Une Section de l’Internationale se fonda à la fin de mai à Fleurier (Val de Travers), et fit adhésion à la Fédération jurassienne.

Je dois signaler un article écrit par Kropotkine pour le Bulletin (10 juin), dans lequel il citait l’opinion d’un journal socialiste américain, le Labour Standard de New York, sur les lois de réforme ouvrière. Une loi votée par le Congrès des États-Unis avait réduit à huit heures la journée de travail dans tous les ateliers de l’État ; mais la Cour suprême ruina par un simple arrêt l’autorité de cet acte législatif, en décidant que la loi des huit heures n’était qu’un avis donné par le gouvernement à ses agents, et qu’elle ne devait nullement empêcher ceux-ci de contracter des engagements aux termes desquels la journée de travail serait de plus ou de moins (!) de huit heures :


« Ceci, dit le Labour Standard, apprendra aux ouvriers à ne pas se fier au Congrès, et à n’avoir confiance que dans leurs propres efforts.
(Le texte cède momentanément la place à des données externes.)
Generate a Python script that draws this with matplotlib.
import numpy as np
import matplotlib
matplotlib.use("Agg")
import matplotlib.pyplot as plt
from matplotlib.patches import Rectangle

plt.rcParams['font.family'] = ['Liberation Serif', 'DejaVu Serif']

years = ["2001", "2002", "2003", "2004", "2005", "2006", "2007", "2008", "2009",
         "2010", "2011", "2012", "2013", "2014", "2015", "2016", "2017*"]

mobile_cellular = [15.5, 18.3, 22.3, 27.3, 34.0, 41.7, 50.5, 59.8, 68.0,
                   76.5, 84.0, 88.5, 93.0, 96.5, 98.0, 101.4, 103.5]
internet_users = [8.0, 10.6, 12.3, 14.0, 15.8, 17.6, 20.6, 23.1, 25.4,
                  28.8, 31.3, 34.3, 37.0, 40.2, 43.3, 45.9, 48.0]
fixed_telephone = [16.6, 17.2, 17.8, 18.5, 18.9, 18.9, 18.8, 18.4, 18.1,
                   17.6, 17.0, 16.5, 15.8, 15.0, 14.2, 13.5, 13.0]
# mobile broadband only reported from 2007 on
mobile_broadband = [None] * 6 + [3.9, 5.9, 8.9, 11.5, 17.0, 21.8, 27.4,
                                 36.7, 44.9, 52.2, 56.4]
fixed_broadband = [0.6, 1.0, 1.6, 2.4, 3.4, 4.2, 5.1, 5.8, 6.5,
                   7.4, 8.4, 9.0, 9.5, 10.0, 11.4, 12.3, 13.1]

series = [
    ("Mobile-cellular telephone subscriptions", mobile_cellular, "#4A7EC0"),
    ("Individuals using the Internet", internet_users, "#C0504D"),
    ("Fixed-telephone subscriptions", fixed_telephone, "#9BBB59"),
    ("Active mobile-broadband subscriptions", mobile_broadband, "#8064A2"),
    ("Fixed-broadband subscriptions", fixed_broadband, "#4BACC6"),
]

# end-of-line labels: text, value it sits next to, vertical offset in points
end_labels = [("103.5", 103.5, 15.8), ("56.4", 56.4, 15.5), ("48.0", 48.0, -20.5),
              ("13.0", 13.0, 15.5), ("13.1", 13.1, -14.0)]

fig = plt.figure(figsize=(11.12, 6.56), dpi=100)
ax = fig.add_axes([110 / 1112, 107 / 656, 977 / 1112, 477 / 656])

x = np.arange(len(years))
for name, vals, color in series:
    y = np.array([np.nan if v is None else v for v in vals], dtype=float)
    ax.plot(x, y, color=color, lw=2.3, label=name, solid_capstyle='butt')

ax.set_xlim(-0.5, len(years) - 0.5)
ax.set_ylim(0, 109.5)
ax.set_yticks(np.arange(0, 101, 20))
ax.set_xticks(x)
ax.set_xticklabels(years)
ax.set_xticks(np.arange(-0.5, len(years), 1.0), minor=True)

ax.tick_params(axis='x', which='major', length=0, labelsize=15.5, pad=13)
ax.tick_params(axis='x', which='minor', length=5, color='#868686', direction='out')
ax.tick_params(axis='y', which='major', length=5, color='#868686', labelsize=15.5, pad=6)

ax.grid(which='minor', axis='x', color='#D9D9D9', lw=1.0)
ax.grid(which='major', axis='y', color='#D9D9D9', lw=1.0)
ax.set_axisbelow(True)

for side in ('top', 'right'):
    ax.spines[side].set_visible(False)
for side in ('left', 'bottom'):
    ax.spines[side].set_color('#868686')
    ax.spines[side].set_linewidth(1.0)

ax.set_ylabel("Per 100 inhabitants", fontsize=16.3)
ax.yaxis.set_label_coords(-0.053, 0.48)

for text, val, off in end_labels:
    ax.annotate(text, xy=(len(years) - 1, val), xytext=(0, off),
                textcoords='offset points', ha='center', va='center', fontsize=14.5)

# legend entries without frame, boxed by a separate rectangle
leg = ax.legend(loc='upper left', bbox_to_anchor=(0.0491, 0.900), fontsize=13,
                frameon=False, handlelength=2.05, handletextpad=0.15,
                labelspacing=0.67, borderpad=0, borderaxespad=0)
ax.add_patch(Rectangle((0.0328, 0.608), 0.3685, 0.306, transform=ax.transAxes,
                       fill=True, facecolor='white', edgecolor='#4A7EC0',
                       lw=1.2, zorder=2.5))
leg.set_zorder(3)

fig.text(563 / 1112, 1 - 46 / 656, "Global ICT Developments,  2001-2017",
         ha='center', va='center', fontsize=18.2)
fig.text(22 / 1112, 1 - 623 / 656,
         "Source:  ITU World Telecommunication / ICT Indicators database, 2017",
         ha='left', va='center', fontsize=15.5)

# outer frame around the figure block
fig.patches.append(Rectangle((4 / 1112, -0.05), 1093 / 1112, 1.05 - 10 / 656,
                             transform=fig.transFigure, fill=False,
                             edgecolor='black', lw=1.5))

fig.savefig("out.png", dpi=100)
Aucune loi du Congrès ne saurait être d’aucune utilité pour l’ouvrier, s’il n’est pas organisé pour pouvoir l’imposer de force. Et, si les ouvriers sont assez forts pour faire cela, s’ils arrivent à constituer solidement la fédération de leurs organisations de métiers, alors ils pourront non-seulement forcer les faiseurs de lois à faire des lois efficaces sur les heures de travail, sur l’inspection, etc., mais ils pourront alors faire la loi eux-mêmes, en décidant que désormais aucun ouvrier du pays ne travaillera plus de huit heures par jour[1] »

C’est le bon sens pratique d’un Américain qui dit cela, et il a raison. Mais alors l’ouvrier — et c’est ce que le journal américain oublie de dire — imposerait encore autre chose que la journée de huit heures ; il imposerait l’article du programme du parti ouvrier américain qui dit : « Nous exigeons que tous les instruments de travail (terre, machines, chemins de fer, télégraphes, canaux, etc.) deviennent la propriété commune de tout le peuple », article que les chefs du parti américain, absorbés par leur propagande pour les buts soi-disant pratiques, commencent déjà à oublier, comme a oublié la partie révolutionnaire de son programme le parti ci-devant socialiste allemand.
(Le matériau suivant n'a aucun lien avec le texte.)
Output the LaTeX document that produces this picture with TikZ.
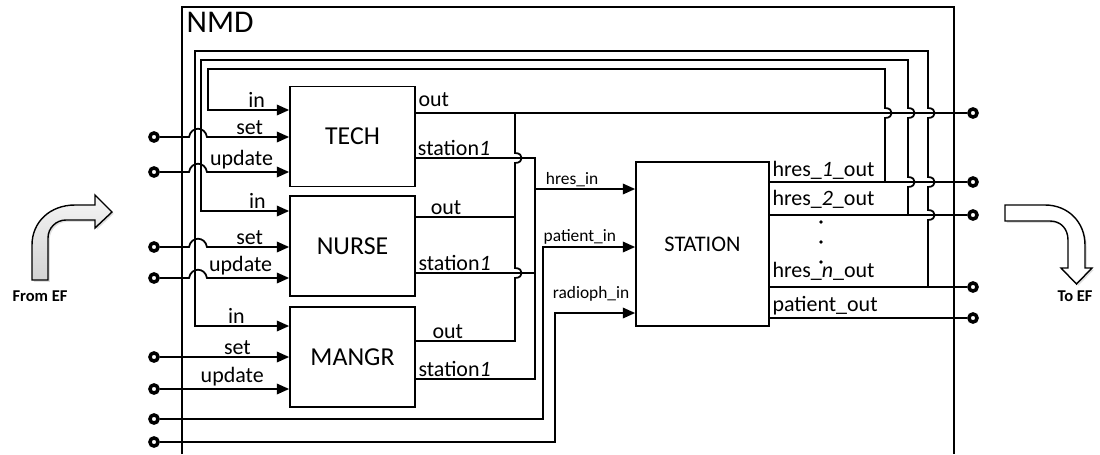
\documentclass[tikz,border=0pt]{standalone}
\usepackage{fontspec}
\setmainfont{Carlito}
\usetikzlibrary{positioning, arrows.meta, shadows}

\newcommand{\fs}[1]{\fontsize{#1}{#1}\selectfont}
% small hops where a wire passes over another one
\newcommand{\hopup}[2]{-- (#1,#2+5) .. controls +(9,0) and +(9,0) .. (#1,#2-5)}
\newcommand{\hopdown}[2]{-- (#1,#2-5) .. controls +(9,0) and +(9,0) .. (#1,#2+5)}
\newcommand{\hopover}[2]{-- (#1-9,#2) .. controls +(2,-11) and +(-2,-11) .. (#1+9,#2)}

\begin{document}
\begin{tikzpicture}[
  x=0.02cm, y=-0.02cm,
  block/.style={draw, line width=1pt, fill=white, minimum width=2.5cm,
                minimum height=2cm, font=\fs{14.7}},
  port/.style={circle, draw, line width=2pt, fill=white, minimum size=4.6pt, inner sep=0pt},
  wire/.style={line width=1pt},
  arr/.style={wire, -{Triangle[length=7pt, width=6pt]}},
  lbl/.style={font=\fs{12.5}, inner sep=1pt},
  slbl/.style={font=\fs{9.9}, inner sep=1pt},
  bigarrow/.style={line width=0.8pt, drop shadow={opacity=.25, shadow xshift=1pt, shadow yshift=-1pt}},
]
  \useasboundingbox (0,0) rectangle (1100,454);

  % NMD frame
  \draw[line width=0.9pt] (182,454) |- (954,7) -- (954,454);
  \node[anchor=north west, font=\fs{18}, inner sep=2.5pt] (nmd) at (182,7) {NMD};

  % blocks
  \node[block] (tech)  at (352.5,136.5) {TECH};
  \node[block] (nurse) at (352.5,246)   {NURSE};
  \node[block] (mangr) at (352.5,357)   {MANGR};
  \node[block, minimum width=2.66cm, minimum height=3.28cm, font=\fs{12.7}]
    (station) at (702.5,244) {STATION};

  % terminals
  \foreach \n/\y in {tset/137, tupd/172, nset/247, nupd/278, mset/357, mupd/389, pat/419, rad/442}
    \node[port] (\n) at (154,\y) {};
  \foreach \n/\y in {o1/113, o2/182, o3/215, o4/287, o5/318}
    \node[port] (\n) at (973,\y) {};

  % set / update inputs
  \draw[arr] (tset) \hopover{198}{137} -- (tech.west |- tset) node[lbl, above, pos=.52] {set};
  \draw[arr] (tupd) \hopover{198}{172} -- (tech.west |- tupd) node[lbl, above, pos=.42] {update};
  \draw[arr] (nset) \hopover{198}{247} -- (nurse.west |- nset) node[lbl, above, pos=.52] {set};
  \draw[arr] (nupd) \hopover{198}{278} -- (nurse.west |- nupd) node[lbl, above, pos=.41] {update};
  \draw[arr] (mset) -- (mangr.west |- mset) node[lbl, above, pos=.6] {set};
  \draw[arr] (mupd) -- (mangr.west |- mupd) node[lbl, above, pos=.56] {update};

  % block outputs
  \draw[wire] (tech.east |- o1) -- (o1) node[lbl, pos=0, above right, yshift=2pt] {out};
  \draw[wire] (nurse.east |- 0,217) -- (515,217) node[lbl, pos=0, above right, xshift=7pt] {out};
  \draw[wire] (515,113) \hopdown{515}{158} \hopdown{515}{273} -- (515,341)
    -- (mangr.east |- 0,341) node[lbl, pos=1, above right, xshift=8pt] {out};
  \draw[wire] (tech.east |- 0,158) -| (535,379) -- (mangr.east |- 0,379)
    node[lbl, pos=1, above right] {station\textit{1}};
  \node[lbl, above right] at (tech.east |- 0,158) {station\textit{1}};
  \draw[wire] (nurse.east |- 0,273) -- (535,273) node[lbl, pos=0, above right] {station\textit{1}};

  % station inputs
  \draw[arr] (535,189) -- (station.west |- 0,189) node[slbl, above, pos=.37] {hres\_in};
  \draw[arr] (pat) -| (543,247) -- (station.west |- 0,247) node[slbl, above, pos=.4] {patient\_in};
  \draw[arr] (rad) -| (555,313) -- (station.west |- 0,313) node[slbl, above=5pt, pos=.45] {radioph\_in};

  % station outputs
  \draw[wire] (station.east |- o2) -- (o2) node[lbl, pos=0, above right] {hres\_\textit{1}\_out};
  \draw[wire] (station.east |- o3) -- (o3) node[lbl, pos=0, above right, yshift=2pt] {hres\_\textit{2}\_out};
  \draw[wire] (station.east |- o4) -- (o4) node[lbl, pos=0, above right, yshift=2pt] {hres\_\textit{n}\_out};
  \draw[wire] (station.east |- o5) -- (o5) node[lbl, pos=0, above right] {patient\_out};
  \foreach \y in {222, 242, 262}
    \fill (821,\y) circle[radius=1.1pt];

  % feedback to the "in" ports
  \draw[arr] (885,182) \hopup{885}{113} -- (885,69) -- (208,69) -- (208,110)
    -- (tech.west |- 0,110) node[lbl, above, pos=.6] {in};
  \draw[arr] (908,215) \hopup{908}{182} \hopup{908}{113} -- (908,60) -- (201,60) -- (201,211)
    -- (nurse.west |- 0,211) node[lbl, above, pos=.64] {in};
  \draw[arr] (928,287) \hopup{928}{215} \hopup{928}{182} \hopup{928}{113} -- (928,51) -- (195,51) -- (195,326)
    -- (mangr.west |- 0,326) node[lbl, above, pos=.44] {in};

  % from / to EF
  \draw[bigarrow, top color=gray!8, bottom color=gray!35]
    (32,280) -- (32,245) .. controls (32,222) and (50,205) .. (75,205) -- (95,205) -- (95,195)
    -- (112,212) -- (95,228) -- (95,220) -- (66,220) .. controls (56,220) and (48,228) .. (48,238)
    -- (48,280) -- cycle;
  \node[font=\bfseries\fs{9.4}] (from) at (40,296) {From EF};
  \draw[bigarrow, fill=white]
    (1005,205) -- (1045,205) .. controls (1068,205) and (1085,222) .. (1085,245) -- (1085,268)
    -- (1092,268) -- (1076.5,284) -- (1061,268) -- (1068,268) -- (1068,240)
    .. controls (1068,229) and (1061,221) .. (1050,221) -- (1005,221) -- cycle;
  \node[font=\bfseries\fs{9.4}] (to) at (1075,296) {To EF};
\end{tikzpicture}
\end{document}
Dans les premiers jours de juin, grâce à la propagande faite par Costa parmi les ouvriers italiens travaillant à Berne, il se reconstitua dans cette ville une Section de langue italienne[2].
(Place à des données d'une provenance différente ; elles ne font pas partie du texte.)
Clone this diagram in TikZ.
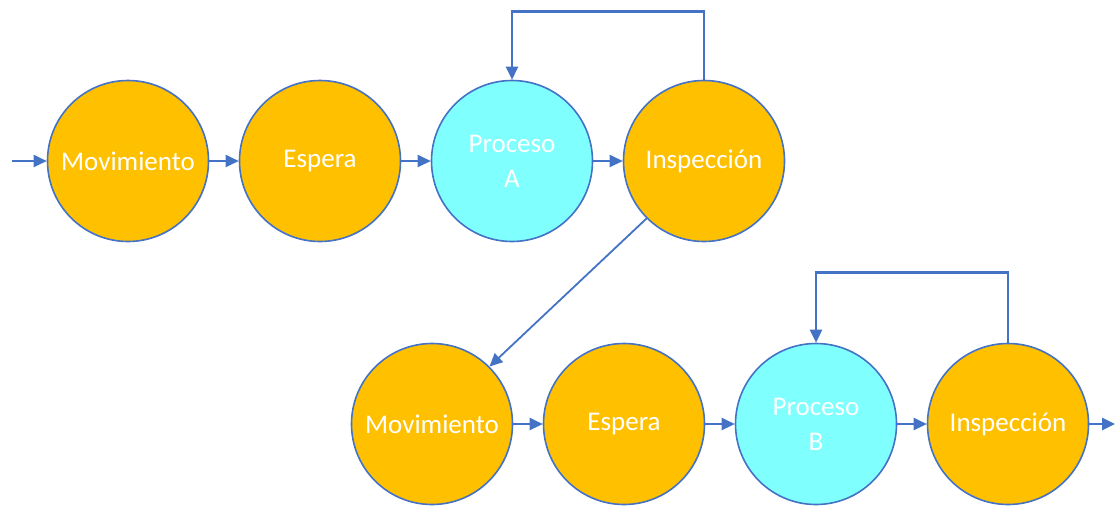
\documentclass[tikz,border=0pt]{standalone}
\usepackage{fontspec}
\setmainfont{Carlito}
\usetikzlibrary{arrows.meta}
\definecolor{orng}{HTML}{FFC000}
\definecolor{cyn}{HTML}{80FFFF}
\definecolor{blu}{HTML}{4472C4}
\tikzset{
  circ/.style={circle, draw=blu, line width=1.6pt, minimum size=161pt, inner sep=0pt,
    text=white, align=center, font=\fontsize{27}{35}\selectfont},
  orng circ/.style={circ, fill=orng},
  cyn circ/.style={circ, fill=cyn},
  arr/.style={draw=blu, line width=2.5pt, -{Triangle[length=13pt,width=12pt]}}
}
\begin{document}
\begin{tikzpicture}[x=1pt,y=-1pt]
\useasboundingbox (0,0) rectangle (1115,506);
\node[orng circ] (m1) at (128,161) {Movimiento};
\node[orng circ] (e1) at (320,161) {Espera};
\node[cyn circ]  (p1) at (512,161) {Proceso\\A};
\node[orng circ] (i1) at (704,161) {Inspección};
\node[orng circ] (m2) at (432,424) {Movimiento};
\node[orng circ] (e2) at (624,424) {Espera};
\node[cyn circ]  (p2) at (816,424) {Proceso\\B};
\node[orng circ] (i2) at (1008,424) {Inspección};
\coordinate (in) at (12,161);
\coordinate (out) at (1115,424);
\draw[arr] (in) -- (m1);
\draw[arr] (m1) -- (e1);
\draw[arr] (e1) -- (p1);
\draw[arr] (p1) -- (i1);
\draw[arr] (i1.north) -- ++(0,-68) -| (p1.north);
\draw[arr, line width=1.8pt] (i1.-135) -- (m2.45);
\draw[arr] (m2) -- (e2);
\draw[arr] (e2) -- (p2);
\draw[arr] (p2) -- (i2);
\draw[arr] (i2.north) -- ++(0,-70) -| (p2.north);
\draw[arr] (i2) -- (out);
\end{tikzpicture}
\end{document}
De la conférence faite par Costa le 9 juin à Genève, le correspondant genevois du Bulletin n’a malheureusement pas rendu compte ; il s’est borné à cette mention : « Le compagnon Costa a admirablement développé son sujet, la Propagande par le fait. Cette conférence, spirituellement et humoristiquement faite, (en français), est une des meilleures que nous ayons jamais entendues. »

  1. À rapprocher des articles du Bulletin du 1er novembre 1874 et 28 février 1875 t. III, pages 241 et 276.
  2. Je me rappelle que, me trouvant de passage à Berne, j’assistai à l’une de ces réunions où Costa adressait aux ouvriers italiens des harangues enflammées, et que je me sentis très remué par sa parole entraînante.